─── Provided data

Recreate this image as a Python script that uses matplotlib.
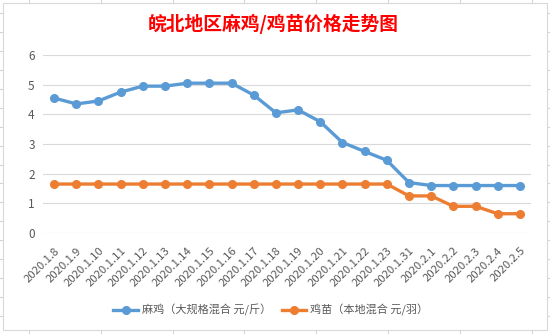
import matplotlib
matplotlib.use("Agg")
import matplotlib.pyplot as plt
from matplotlib.lines import Line2D
from matplotlib.patches import Rectangle
from matplotlib.transforms import ScaledTranslation

plt.rcParams['font.family'] = ['Noto Sans CJK SC', 'DejaVu Sans']

dates = ["2020.1.8", "2020.1.9", "2020.1.10", "2020.1.11", "2020.1.12", "2020.1.13",
         "2020.1.14", "2020.1.15", "2020.1.16", "2020.1.17", "2020.1.18", "2020.1.19",
         "2020.1.20", "2020.1.21", "2020.1.22", "2020.1.23", "2020.1.31", "2020.2.1",
         "2020.2.2", "2020.2.3", "2020.2.4", "2020.2.5"]
maji = [4.55, 4.35, 4.45, 4.75, 4.95, 4.95, 5.05, 5.05, 5.05, 4.65, 4.05, 4.15,
        3.75, 3.05, 2.75, 2.45, 1.7, 1.6, 1.6, 1.6, 1.6, 1.6]
jimiao = [1.65, 1.65, 1.65, 1.65, 1.65, 1.65, 1.65, 1.65, 1.65, 1.65, 1.65, 1.65,
          1.65, 1.65, 1.65, 1.65, 1.25, 1.25, 0.9, 0.9, 0.65, 0.65]
series_names = ["麻鸡（大规格混合 元/斤）", "鸡苗（本地混合 元/羽）"]
title = "皖北地区麻鸡/鸡苗价格走势图"

W, H = 550, 334
fig = plt.figure(figsize=(W / 100, H / 100), dpi=100)

# spreadsheet grid behind the chart
gcol = "#D4D4D4"
x = 28.7
while x < W:
    fig.add_artist(Line2D([x / W, x / W], [0, 1], color=gcol, lw=0.8, zorder=-3))
    x += 71.9
y = 13.3
while y < H:
    fig.add_artist(Line2D([0, 1], [1 - y / H, 1 - y / H], color=gcol, lw=0.8, zorder=-3))
    y += 18.9
# chart area
fig.add_artist(Rectangle((3 / W, 1 - 330 / H), 544 / W, 327 / H, transform=fig.transFigure,
                         facecolor="white", edgecolor="#D9D9D9", lw=0.8, zorder=-2))

ax = fig.add_axes([43 / W, 1 - 233 / H, 488 / W, 178 / H])
ax.set_facecolor("none")
xs = list(range(len(dates)))
l1, = ax.plot(xs, maji, color="#5B9BD5", lw=2.4, marker="o", ms=5.5, label=series_names[0])
l2, = ax.plot(xs, jimiao, color="#ED7D31", lw=2.4, marker="o", ms=5.5, label=series_names[1])
ax.set_xlim(-0.5, len(dates) - 0.5)
ax.set_ylim(0, 6)
ax.set_yticks(range(0, 7))
ax.yaxis.grid(True, color="#D9D9D9", lw=0.8)
ax.set_axisbelow(True)
for s in ax.spines.values():
    s.set_visible(False)
ax.set_xticks(xs)
ax.set_xticklabels(dates, rotation=45, ha="right", rotation_mode="anchor", fontsize=8.2, color="#595959")
shift = ScaledTranslation(5 / 100, 0, fig.dpi_scale_trans)
for lab in ax.get_xticklabels():
    lab.set_transform(lab.get_transform() + shift)
ax.tick_params(axis="x", length=0, pad=9)
ax.tick_params(axis="y", length=0, pad=6, labelsize=8.5, labelcolor="#595959")

fig.text(273 / W, 1 - 23.5 / H, title, color="red", fontsize=13.5, fontweight="bold", ha="center", va="center")
fig.legend(handles=[l1, l2], loc="center", bbox_to_anchor=(271 / W, 1 - 310 / H), ncol=2,
           frameon=False, fontsize=8, labelcolor="#595959", handlelength=2.2, columnspacing=0.9,
           handletextpad=0.4)

fig.savefig("out.png", dpi=100)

──────

• Stated problem
Restate each line from the start of the listing through the line bearing "plt.rcParams['font.family'] = ['Noto" word for word. Drop the pictures.

• Exercise answer
Recreate this image as a Python script that uses matplotlib.
import matplotlib
matplotlib.use("Agg")
import matplotlib.pyplot as plt
from matplotlib.lines import Line2D
from matplotlib.patches import Rectangle
from matplotlib.transforms import ScaledTranslation

plt.rcParams['font.family'] = ['Noto Sans CJK SC', 'DejaVu Sans']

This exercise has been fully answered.